Abstract:We propose GGAvatar, a novel 3D avatar representation designed to robustly model dynamic head avatars with complex identities and deformations. GGAvatar employs a coarse-to-fine structure, featuring two core modules: Neutral Gaussian Initialization Module and Geometry Morph Adjuster. Neutral Gaussian Initialization Module pairs Gaussian primitives with deformable triangular meshes, employing an adaptive density control strategy to model the geometric structure of the target subject with neutral expressions. Geometry Morph Adjuster introduces deformation bases for each Gaussian in global space, creating fine-grained low-dimensional representations of deformation behaviors to address the Linear Blend Skinning formula's limitations effectively. Extensive experiments show that GGAvatar can produce high-fidelity renderings, outperforming state-of-the-art methods in visual quality and quantitative metrics.
What problem does this paper attempt to address?
This paper attempts to solve the following problems:
1. **Creation of high - fidelity 3D avatars**: How to create high - quality, real - time interactive 3D avatars to meet the needs of the metaverse and other application scenarios (such as immersive telepresence and augmented reality or virtual reality).

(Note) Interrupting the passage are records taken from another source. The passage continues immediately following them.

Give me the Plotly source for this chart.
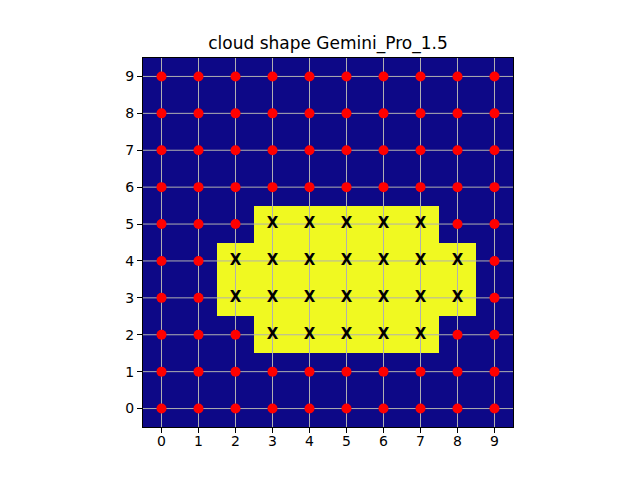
import numpy as np
import plotly.graph_objects as go

# cloud grid, row index = y (0 at bottom)
grid = [
    [0, 0, 0, 0, 0, 0, 0, 0, 0, 0],  # y=0
    [0, 0, 0, 0, 0, 0, 0, 0, 0, 0],  # y=1
    [0, 0, 0, 1, 1, 1, 1, 1, 0, 0],  # y=2
    [0, 0, 1, 1, 1, 1, 1, 1, 1, 0],  # y=3
    [0, 0, 1, 1, 1, 1, 1, 1, 1, 0],  # y=4
    [0, 0, 0, 1, 1, 1, 1, 1, 0, 0],  # y=5
    [0, 0, 0, 0, 0, 0, 0, 0, 0, 0],  # y=6
    [0, 0, 0, 0, 0, 0, 0, 0, 0, 0],  # y=7
    [0, 0, 0, 0, 0, 0, 0, 0, 0, 0],  # y=8
    [0, 0, 0, 0, 0, 0, 0, 0, 0, 0],  # y=9
]
ticks = list(range(10))
title = "cloud shape Gemini_Pro_1.5"

g = np.array(grid)
ys, xs = np.nonzero(g == 0)
yc, xc = np.nonzero(g == 1)

fig = go.Figure()
fig.add_trace(go.Heatmap(z=grid, x=ticks, y=ticks, colorscale="Plasma",
                         zmin=0, zmax=1, showscale=False, hoverinfo="skip"))

# grid lines drawn over the image but under the markers
gx, gy = [], []
for t in ticks:
    gx += [t, t, None]
    gy += [-0.5, 9.5, None]
    gx += [-0.5, 9.5, None]
    gy += [t, t, None]
fig.add_trace(go.Scatter(x=gx, y=gy, mode="lines",
                         line=dict(color="#b0b0b0", width=1), hoverinfo="skip"))

fig.add_trace(go.Scatter(x=xs, y=ys, mode="markers",
                         marker=dict(color="red", size=10, line=dict(width=0))))
fig.add_trace(go.Scatter(x=xc, y=yc, mode="text", text=["<b>X</b>"] * len(xc),
                         textfont=dict(color="black", size=15, family="DejaVu Sans")))

axis = dict(range=[-0.5, 9.5], tickvals=ticks, showgrid=False, zeroline=False,
            ticks="outside", ticklen=5, tickcolor="black", showline=True,
            linecolor="black", linewidth=1, mirror=True,
            tickfont=dict(size=14, color="black"))
fig.update_xaxes(**axis, ticklabelstandoff=-4)
fig.update_yaxes(**axis)

fig.update_layout(
    width=640, height=480, showlegend=False,
    margin=dict(l=135, r=135, t=50, b=61),
    paper_bgcolor="white", plot_bgcolor="white",
    font=dict(family="DejaVu Sans", color="black"),
    title=dict(text=title, x=0.5, xanchor="center", y=0.915, yanchor="bottom",
               font=dict(size=17, color="black")),
)

fig.write_html("out.html")
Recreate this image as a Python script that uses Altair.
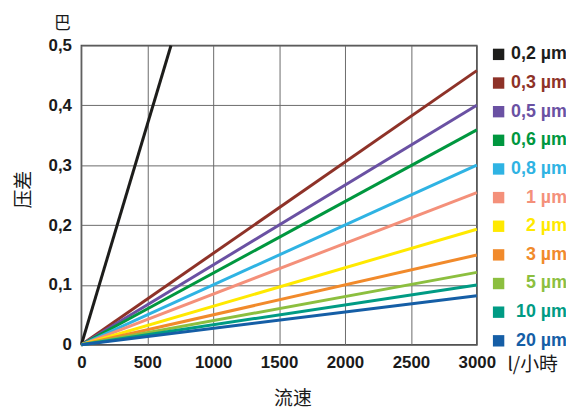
import altair as alt
import pandas as pd

# ---- data ----
sizes = ["0,2 µm", "0,3 µm", "0,5 µm", "0,6 µm", "0,8 µm", "1 µm",
         "2 µm", "3 µm", "5 µm", "10 µm", "20 µm"]
colors = ["#1d1d1b", "#8e3228", "#6a51a3", "#00973f", "#2fb3e3", "#f4907a",
          "#ffe900", "#f18a2b", "#8cbf3f", "#009b84", "#155ea6"]
# each line runs from (0, 0) to (end_flow, end_dp)
end_flow = [680, 3000, 3000, 3000, 3000, 3000, 3000, 3000, 3000, 3000, 3000]
end_dp = [0.5, 0.458, 0.400, 0.359, 0.300, 0.254, 0.193, 0.150, 0.121, 0.100, 0.082]
x_ticks = [0, 500, 1000, 1500, 2000, 2500, 3000]
y_ticks = [0, 0.1, 0.2, 0.3, 0.4, 0.5]

rows = []
for s, f, d in zip(sizes, end_flow, end_dp):
    rows.append({"size": s, "flow": 0, "dp": 0.0})
    rows.append({"size": s, "flow": f, "dp": d})
df = pd.DataFrame(rows)
leg_df = pd.DataFrame({"size": sizes})

LAT = "Liberation Sans"
CJK = "Noto Sans CJK SC"

color_scale = alt.Scale(domain=sizes, range=colors)

lines = alt.Chart(df).mark_line(strokeWidth=3, strokeCap="butt").encode(
    x=alt.X("flow:Q", scale=alt.Scale(domain=[0, 3000], nice=False),
            axis=alt.Axis(values=x_ticks, format="d", title="流速", grid=True,
                          domain=False, ticks=False, labelPadding=10,
                          labelFont=LAT, labelFontSize=17, labelFontWeight="bold",
                          labelColor="#1a1a1a", labelFlush=False,
                          titleFont=CJK, titleFontSize=19, titleFontWeight="normal",
                          titleColor="#1a1a1a", titleX=213, titleY=54,
                          titleBaseline="middle", titleAlign="center")),
    y=alt.Y("dp:Q", scale=alt.Scale(domain=[0, 0.5], nice=False),
            axis=alt.Axis(values=y_ticks, title="压差", grid=True,
                          labelExpr="datum.value == 0 ? '0' : replace(format(datum.value, '.1f'), '.', ',')",
                          domain=False, ticks=False, labelPadding=10,
                          labelFont=LAT, labelFontSize=17, labelFontWeight="bold",
                          labelColor="#1a1a1a", labelFlush=False,
                          titleFont=CJK, titleFontSize=19, titleFontWeight="normal",
                          titleColor="#1a1a1a", titleX=-58, titleY=145,
                          titleAngle=270, titleBaseline="middle", titleAlign="center")),
    color=alt.Color("size:N", scale=color_scale, legend=None),
)

leg_y = alt.Y("size:N", scale=alt.Scale(type="point", domain=sizes, range=[9, 298], padding=0),
              axis=None)

squares = alt.Chart(leg_df).mark_square(size=132, opacity=1).encode(
    x=alt.value(421),
    y=leg_y,
    color=alt.Color("size:N", scale=color_scale, legend=None),
)

labels = alt.Chart(leg_df).mark_text(align="right", baseline="middle", font=LAT,
                                     fontSize=18, fontWeight="bold").encode(
    x=alt.value(490),
    y=leg_y,
    text="size:N",
    color=alt.Color("size:N", scale=color_scale, legend=None),
)

unit_y = alt.Chart(pd.DataFrame({"t": ["巴"]})).mark_text(
    font=CJK, fontSize=17, color="#1a1a1a", align="center", baseline="middle"
).encode(text="t:N", x=alt.value(-19), y=alt.value(-22))

unit_x = alt.Chart(pd.DataFrame({"t": ["l/小時"]})).mark_text(
    font=CJK, fontSize=19, color="#1a1a1a", align="left", baseline="middle"
).encode(text="t:N", x=alt.value(430), y=alt.value(322))

chart = alt.layer(lines, squares, labels, unit_y, unit_x).resolve_scale(
    y="independent"
).properties(
    width=399, height=302,
    autosize=alt.AutoSizeParams(type="none"),
    padding={"left": 74, "top": 36, "right": 90, "bottom": 64},
    background="white",
).configure_view(
    stroke="#4d4d4d", strokeWidth=1.5
).configure_axis(
    gridColor="#6a6a6a", gridWidth=1, gridOpacity=1
)

chart.save("out.html", embed_options={"renderer": "svg", "actions": False})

2. **Modeling of complex identities and deformations**: Existing methods have limitations in dealing with complex identities (such as wearing accessories like hats, glasses, etc.) and extreme expressions or postures. How to effectively model dynamic avatars with complex identities and deformations?
3. **Improvement of initialization and deformation strategies**:
- **Initialization problem**: How to correctly initialize the geometric structure in the early training stage to accelerate convergence?
- **Deformation problem**: How to design a deformation strategy so that 3D avatars can be generalized to unseen postures and expressions? In particular, how to capture the movement of small non - surface areas (such as wrinkles and hair)?
To solve these problems, the paper proposes **GGAvatar**, a new 3D avatar representation method, which is achieved through the following two core modules:
- **Neutral Gaussian Initialization Module**: This module uses an adaptive density control strategy to pair Gaussian primitives with deformable triangular meshes to model the geometric structure of the target object and accelerate training convergence.
- **Geometry Morph Adjuster**: This module introduces a deformation basis in the global space to create a low - dimensional deformation behavior representation for each Gaussian primitive, thus effectively solving the limitations of the Linear Blend Skinning (LBS) formula.
Through these innovations, GGAvatar can surpass existing methods in visual quality and quantitative indicators, generate high - fidelity rendered images, and perform well in new - view synthesis and cross - identity reenactment.
### Formula summary
- **Definition of Gaussian primitives**:
\[
G(x)=e^{-\frac{1}{2}(x - \mu)^T\Sigma^{-1}(x - \mu)}
\]
where \(\mu\) is the mean vector and \(\Sigma\) is the covariance matrix.
- **Covariance matrix parameterization**:
\[
\Sigma = R S S^T R^T
\]
where \(R\) is the rotation matrix and \(S\) is the scaling matrix, represented by the learnable quaternion \(r\in\mathbb{R}^4\) and the scaling vector \(s\in\mathbb{R}^3\) respectively.
- **Pixel color calculation**:
\[
C=\sum_{i\in N}c_i\alpha_i\prod_{j = 1}^{i - 1}(1-\alpha_j)
\]
where \(c_i\) is the color of each point, represented by spherical harmonic functions, and \(\alpha_i\) is the fusion weight, calculated by 3D Gaussian projection multiplied by the opacity \(o\) of each point.
- **Calculation of additional deformation basis**:
\[
W_\Theta = F_H(H_3(x))
\]
\[
f = F_{\psi,\theta}(\psi,\theta)
\]
\[
\Delta\mu,\Delta r,\Delta s = W_\Theta\cdot f
\]
\[
\mu,r,s = (\mu'\oplus\Delta\mu,r'\oplus\Delta r,s'\oplus\Delta s)
\]
Through these formulas and methods, GGAvatar can more accurately capture complex facial deformation details, thereby significantly improving the quality and expressiveness of 3D avatars.